Sur le sol du côté droit du lit était installé un matelas avec un édredon et un oreiller. Sur la table de chevet à gauche, là où j’étais assis maintenant, il y avait une lampe, un verre d’eau, une cuvette et une boîte avec des bonbons à la menthe. C’étaient là les remèdes contre la mort.   
 — Je ne suis pas sûr du tout de la façon dont je peux vous aider, Thomas, dis-je. Je n’ai jamais aimé quelqu’un.    
Mes propres mots me prirent de court, mais Thomas se contenta de répondre :    
— Oui, nous n’avons pas tous cette chance. Peut-être vous sera-t-il plus facile de mourir.    
— Peut-être, approuvai-je. Mais plus difficile de vivre.    
Son rire était de pierre tombant sur la pierre.   
 — Vous avez peut-être raison, parvint-il à articuler, tandis que son rire se transformait en toux. Une vie sans amour ne vaut pas grand-chose.    
Je lui souris et nous restâmes un peu en silence avant que je lui demande :    
— Vous avez dit que vous aviez peur ?   
 — Complètement terrifié !    
Il sourit de nouveau, avec les yeux cette fois.    
— C’est agréable de l’avoir dit.    
— Moi aussi, en fait, j’ai peur, avouai-je, mais je n’ai pas tout à fait découvert pourquoi.    
— Je pense que le pire, c’est de ne plus revoir le visage de ma femme. D’aller quelque part où elle n’est pas.    
Pour une raison ou une autre, je comprenais exactement ce qu’il voulait dire.    
— Peut-être n’est-ce pas du tout elle que vous devez lâcher, proposai-je. Peut-être n’est-ce que tout le reste.   
Je n’étais pas sûr que cela fasse sens, mais Thomas tendit la main et prit la mienne, de la même façon que l’avait fait sa femme quelques jours auparavant.    
— C’est vrai, je sentis sa main se resserrer en une faible pression, elle, je ne pourrai jamais la lâcher. Le reste, peut-être.    
Il relâcha ma main, se recroquevilla en un nouvel accès de toux sèche, et je lui tendis l’eau, dont il but quelques gorgées.
— J’espère que vous allez découvrir de quoi vous avez peur, dit-il d’une voix éraillée en se recouchant sur l’oreiller. Tout autre chose serait un terrible gâchis.    
Je lui jetai un regard et haussai les épaules ; est-ce que cela n’avait pas été du gâchis jusqu’ici, pour la plupart ? Je lui demandai quand même :
 — Comment découvre-t-on de quoi on a peur ?    
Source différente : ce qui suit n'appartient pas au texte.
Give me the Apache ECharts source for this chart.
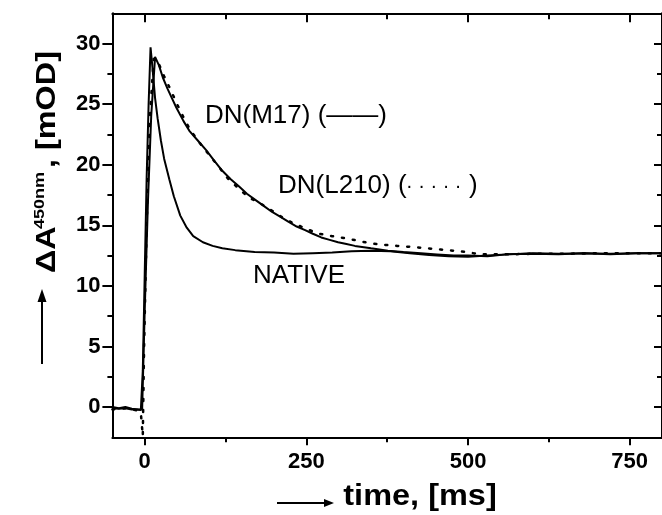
<!DOCTYPE html>
<html>
<head>
<meta charset="utf-8">
<script src="https://cdn.jsdelivr.net/npm/echarts@6/dist/echarts.min.js"></script>
<style>
html,body{margin:0;padding:0;background:#fff;}
#chart{width:662px;height:515px;}
</style>
</head>
<body>
<div id="chart"></div>
<script>
// ---- data ----
var xMajorTicks = [0, 250, 500, 750];
var xMinorTicks = [125, 375, 625];
var yMajorTicks = [0, 5, 10, 15, 20, 25, 30];
var yMinorTicks = [2.5, 7.5, 12.5, 17.5, 22.5, 27.5];

var nativeT = [-50, -40, -30, -20, -12, -6, -3, 0, 3, 6, 9, 12, 16, 20, 25, 30, 38, 45, 55, 65, 75, 90, 105, 120, 140, 170, 200, 230, 260, 290, 320, 350, 380, 410, 440, 470, 500, 530, 560, 600, 640, 680, 720, 760, 800];
var nativeV = [-0.1, -0.15, -0.1, -0.2, -0.2, -0.25, 3, 11, 19, 25, 29.7, 28, 25.5, 23.8, 22.0, 20.5, 18.8, 17.4, 15.8, 14.8, 14.1, 13.6, 13.3, 13.1, 12.95, 12.8, 12.75, 12.65, 12.7, 12.75, 12.85, 12.9, 12.85, 12.7, 12.55, 12.45, 12.4, 12.5, 12.6, 12.7, 12.65, 12.7, 12.6, 12.7, 12.7];

var m17T = [-50, -40, -30, -20, -10, -4, 0, 5, 10, 16, 22, 28, 35, 42, 49, 60, 69, 82, 95, 108, 120, 133, 146, 158, 171, 184, 197, 210, 222, 235, 248, 260, 273, 286, 299, 312, 325, 350, 376, 400, 427, 452, 478, 500, 530, 560, 600, 640, 680, 720, 760, 800];
var m17V = [0, -0.1, 0, -0.15, -0.2, -0.2, 8, 17, 24, 28.9, 28.2, 27.2, 26.3, 25.5, 24.7, 23.6, 22.8, 22.0, 21.2, 20.3, 19.5, 18.8, 18.2, 17.6, 17.1, 16.6, 16.1, 15.7, 15.3, 14.9, 14.6, 14.3, 14.0, 13.8, 13.6, 13.45, 13.3, 13.1, 12.9, 12.8, 12.7, 12.6, 12.5, 12.5, 12.45, 12.6, 12.65, 12.6, 12.7, 12.65, 12.7, 12.7];

var l210T = [-50, -30, -10, -6, -3, -1, 3, 8, 14, 22, 30, 40, 50, 60, 70, 85, 100, 115, 128, 146, 161, 179, 197, 217, 233, 250, 270, 290, 314, 332, 350, 368, 390, 416, 437, 458, 478, 496, 520, 560, 600, 650, 700, 750, 800];
var l210V = [-0.2, -0.1, -0.3, -0.5, -2.4, 5, 15, 24, 28.8, 28.3, 27.3, 26.2, 25.0, 23.9, 22.9, 21.8, 20.8, 19.8, 18.9, 18.0, 17.3, 16.8, 16.2, 15.5, 15.1, 14.7, 14.3, 14.1, 13.9, 13.7, 13.5, 13.4, 13.3, 13.2, 13.1, 13.0, 12.9, 12.8, 12.6, 12.6, 12.65, 12.65, 12.7, 12.7, 12.7];

function zip(t, v) { return t.map(function (x, i) { return [x, v[i]]; }); }

var FONT = '"Liberation Sans", Arial, Helvetica, sans-serif';
var gridPos = { left: 112.4, right: -4.6, top: 13.3, bottom: 77.7 };

function tick(inside, len, vals) {
  return { show: true, inside: inside, length: len, customValues: vals, lineStyle: { color: '#000', width: 2 } };
}
function axisBase(extra) {
  var o = {
    type: 'value',
    axisLine: { show: true, onZero: false, lineStyle: { color: '#000', width: 2 } },
    splitLine: { show: false },
    axisLabel: { show: false }
  };
  for (var k in extra) o[k] = extra[k];
  return o;
}
var noLine = { show: false, onZero: false };
var labelStyle = { color: '#000', fontSize: 22, fontWeight: 'bold', fontFamily: FONT };

var chart = echarts.init(document.getElementById('chart'), null, { renderer: 'canvas' });

var option = {
  animation: false,
  backgroundColor: '#fff',
  grid: [
    Object.assign({ containLabel: false }, gridPos),
    Object.assign({ containLabel: false }, gridPos)
  ],
  xAxis: [
    axisBase({ gridIndex: 0, position: 'bottom', min: -50, max: 800,
      axisTick: tick(false, 8, xMajorTicks),
      axisLabel: Object.assign({ show: true, customValues: xMajorTicks, margin: 14 }, labelStyle) }),
    axisBase({ gridIndex: 0, position: 'top', min: -50, max: 800,
      axisTick: tick(true, 9, xMajorTicks) }),
    axisBase({ gridIndex: 1, position: 'bottom', min: -50, max: 800,
      axisLine: noLine, axisTick: tick(false, 5, xMinorTicks) }),
    axisBase({ gridIndex: 1, position: 'top', min: -50, max: 800,
      axisLine: noLine, axisTick: tick(true, 6, xMinorTicks) })
  ],
  yAxis: [
    axisBase({ gridIndex: 0, position: 'left', min: -2.5, max: 32.5,
      axisTick: tick(false, 10, yMajorTicks),
      axisLabel: Object.assign({ show: true, customValues: yMajorTicks, margin: 12 }, labelStyle) }),
    axisBase({ gridIndex: 0, position: 'right', min: -2.5, max: 32.5,
      axisTick: tick(true, 8, yMajorTicks) }),
    axisBase({ gridIndex: 1, position: 'left', min: -2.5, max: 32.5,
      axisLine: noLine, axisTick: tick(false, 5, yMinorTicks) }),
    axisBase({ gridIndex: 1, position: 'right', min: -2.5, max: 32.5,
      axisLine: noLine, axisTick: tick(true, 5, yMinorTicks) })
  ],
  series: [
    { name: 'DN(L210)', type: 'line', xAxisIndex: 0, yAxisIndex: 0, data: zip(l210T, l210V),
      showSymbol: false, clip: true, lineStyle: { color: '#000', width: 2.5, type: [2, 9], cap: 'round' } },
    { name: 'NATIVE', type: 'line', xAxisIndex: 0, yAxisIndex: 0, data: zip(nativeT, nativeV),
      showSymbol: false, clip: true, lineStyle: { color: '#000', width: 2 } },
    { name: 'DN(M17)', type: 'line', xAxisIndex: 0, yAxisIndex: 0, data: zip(m17T, m17V),
      showSymbol: false, clip: true, lineStyle: { color: '#000', width: 2 } }
  ],
  graphic: [
    // annotations
    { type: 'text', x: 205, y: 116, style: { text: 'DN(M17) (——)', font: '26px ' + FONT, fill: '#000', align: 'left', verticalAlign: 'middle', textAlign: 'left', textVerticalAlign: 'middle' } },
    { type: 'text', x: 278, y: 186, style: { text: 'DN(L210) (', font: '26px ' + FONT, fill: '#000', align: 'left', verticalAlign: 'middle', textAlign: 'left', textVerticalAlign: 'middle' } },
    { type: 'text', x: 406, y: 186, style: { text: '· · · · ·', font: '20px ' + FONT, fill: '#000', align: 'left', verticalAlign: 'middle', textAlign: 'left', textVerticalAlign: 'middle' } },
    { type: 'text', x: 469, y: 186, style: { text: ')', font: '26px ' + FONT, fill: '#000', align: 'left', verticalAlign: 'middle', textAlign: 'left', textVerticalAlign: 'middle' } },
    { type: 'text', x: 253, y: 276, style: { text: 'NATIVE', font: '26px ' + FONT, fill: '#000', align: 'left', verticalAlign: 'middle', textAlign: 'left', textVerticalAlign: 'middle' } },
    // x-axis title
    { type: 'text', x: 420, y: 497, scaleX: 1.12, style: { text: 'time, [ms]', font: 'bold 29px ' + FONT, fill: '#000', align: 'center', verticalAlign: 'middle', textAlign: 'center', textVerticalAlign: 'middle' } },
    { type: 'line', shape: { x1: 277, y1: 503, x2: 326, y2: 503 }, style: { stroke: '#000', lineWidth: 2 } },
    { type: 'polygon', shape: { points: [[334, 503], [324, 499], [324, 507]] }, style: { fill: '#000' } },
    // y-axis title (rotated)
    { type: 'text', x: 48, y: 273, rotation: Math.PI / 2, scaleX: 1.2, style: { text: 'ΔA', font: 'bold 27px ' + FONT, fill: '#000', align: 'left', verticalAlign: 'middle', textAlign: 'left', textVerticalAlign: 'middle' } },
    { type: 'text', x: 40, y: 229, rotation: Math.PI / 2, scaleX: 1.2, style: { text: '450nm', font: 'bold 15px ' + FONT, fill: '#000', align: 'left', verticalAlign: 'middle', textAlign: 'left', textVerticalAlign: 'middle' } },
    { type: 'text', x: 48, y: 168, rotation: Math.PI / 2, scaleX: 1.2, style: { text: ', [mOD]', font: 'bold 27px ' + FONT, fill: '#000', align: 'left', verticalAlign: 'middle', textAlign: 'left', textVerticalAlign: 'middle' } },
    { type: 'line', shape: { x1: 42, y1: 364, x2: 42, y2: 300 }, style: { stroke: '#000', lineWidth: 2 } },
    { type: 'polygon', shape: { points: [[42, 289], [37.5, 302], [46.5, 302]] }, style: { fill: '#000' } }
  ]
};
chart.setOption(option);
</script>
</body>
</html>
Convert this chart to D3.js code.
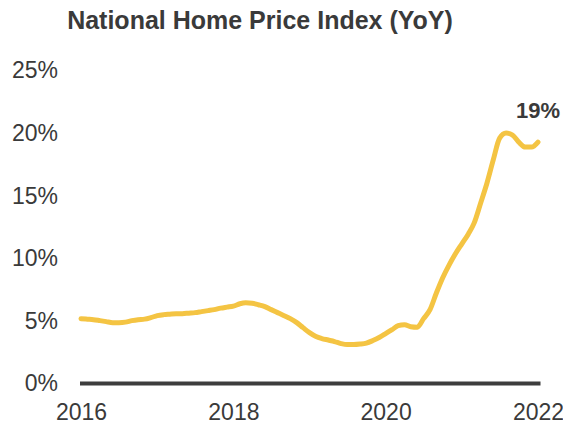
<!DOCTYPE html>
<html>
<head>
<meta charset="utf-8">
<script src="https://cdn.jsdelivr.net/npm/d3@7"></script>
<style>
  html, body { margin: 0; padding: 0; background: #fff; }
  svg { display: block; font-family: "Liberation Sans", Arial, sans-serif; }
</style>
</head>
<body>
<script>
// monthly YoY change, Jan 2016 .. Jan 2022
const months = d3.timeMonths(new Date(2016, 0, 1), new Date(2022, 0, 2));
const values = [
  5.18, 5.14, 5.10, 5.02, 4.94, 4.86, 4.86, 4.90, 5.02, 5.10, 5.14, 5.26,
  5.42, 5.50, 5.54, 5.58, 5.58, 5.62, 5.66, 5.74, 5.82, 5.90, 6.02, 6.10,
  6.18, 6.37, 6.45, 6.41, 6.29, 6.14, 5.90, 5.66, 5.42, 5.18, 4.86, 4.46,
  4.06, 3.75, 3.59, 3.47, 3.35, 3.19, 3.11, 3.11, 3.15, 3.23, 3.43, 3.67,
  3.98, 4.30, 4.62, 4.70, 4.54, 4.50, 5.18, 5.90, 7.25, 8.45, 9.48, 10.36,
  11.16, 11.95, 12.83, 14.42, 16.0, 17.9, 19.6, 20.0, 19.84, 19.28, 18.88, 18.88,
  19.28
];
const yTicks = [0, 5, 10, 15, 20, 25];
const xTickYears = [2016, 2018, 2020, 2022];
const lastLabel = "19%";

window.onload = function () {
  let width = 563;
  let height = 423;
  let textColor = "#3a3a3a";

  let svg = d3.select("body").append("svg")
    .attr("width", width)
    .attr("height", height);

  let xScale = d3.scaleTime()
    .domain([new Date(2016, 0, 1), new Date(2022, 0, 1)])
    .range([81, 538]);
  let yScale = d3.scaleLinear()
    .domain([0, 25])
    .range([383.5, 70.5]);

  // title
  svg.append("text")
    .attr("x", 260)
    .attr("y", 29)
    .attr("text-anchor", "middle")
    .attr("font-size", 25)
    .attr("font-weight", "bold")
    .attr("fill", textColor)
    .text("National Home Price Index (YoY)");

  // y axis labels
  svg.append("g")
    .attr("transform", `translate(80, 0)`)
    .call(d3.axisLeft(yScale).tickValues(yTicks).tickSize(0).tickPadding(22)
      .tickFormat(d => d + "%"))
    .call(g => g.select(".domain").remove())
    .call(g => g.selectAll("text")
      .attr("font-size", 23)
      .attr("font-family", "Liberation Sans, Arial, sans-serif")
      .attr("fill", textColor));

  // x axis labels
  svg.append("g")
    .attr("transform", `translate(0, ${yScale(0)})`)
    .call(d3.axisBottom(xScale)
      .tickValues(xTickYears.map(y => new Date(y, 0, 1)))
      .tickSize(0).tickPadding(20)
      .tickFormat(d3.timeFormat("%Y")))
    .call(g => g.select(".domain").remove())
    .call(g => g.selectAll("text")
      .attr("font-size", 23)
      .attr("font-family", "Liberation Sans, Arial, sans-serif")
      .attr("fill", textColor));

  // zero baseline
  svg.append("line")
    .attr("x1", xScale.range()[0] - 1)
    .attr("x2", xScale.range()[1] + 2.5)
    .attr("y1", yScale(0))
    .attr("y2", yScale(0))
    .attr("stroke", "#3d3d3d")
    .attr("stroke-width", 4);

  // series line
  let line = d3.line()
    .x((d, i) => xScale(months[i]))
    .y(d => yScale(d))
    .curve(d3.curveMonotoneX);

  svg.append("path")
    .attr("d", line(values))
    .attr("fill", "none")
    .attr("stroke", "#f4c443")
    .attr("stroke-width", 5)
    .attr("stroke-linecap", "round")
    .attr("stroke-linejoin", "round");

  // end label
  svg.append("text")
    .attr("x", xScale(months[months.length - 1]))
    .attr("y", 118)
    .attr("text-anchor", "middle")
    .attr("font-size", 22)
    .attr("font-weight", "bold")
    .attr("fill", textColor)
    .text(lastLabel);
};
</script>
</body>
</html>
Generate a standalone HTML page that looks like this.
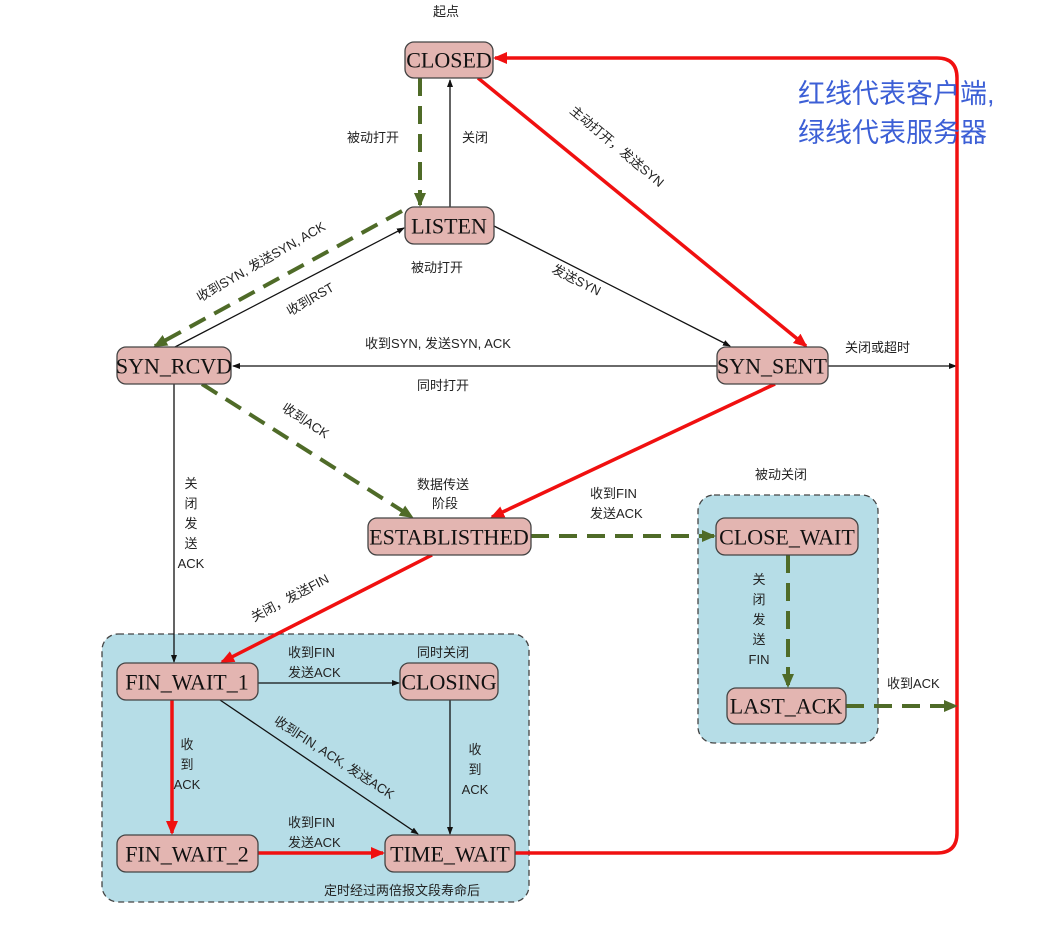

— Mon expérience, dit Thomas, tandis que ses yeux se fermaient, c’est que l’on commence par ce dont on a la plus grande nostalgie.
 


Je crois que la vie est à la fois bien trop courte et bien trop longue. Trop courte pour qu’on ait le temps d’apprendre comment on doit vivre. Trop longue parce que le déclin devient de plus en plus visible chaque jour qui passe.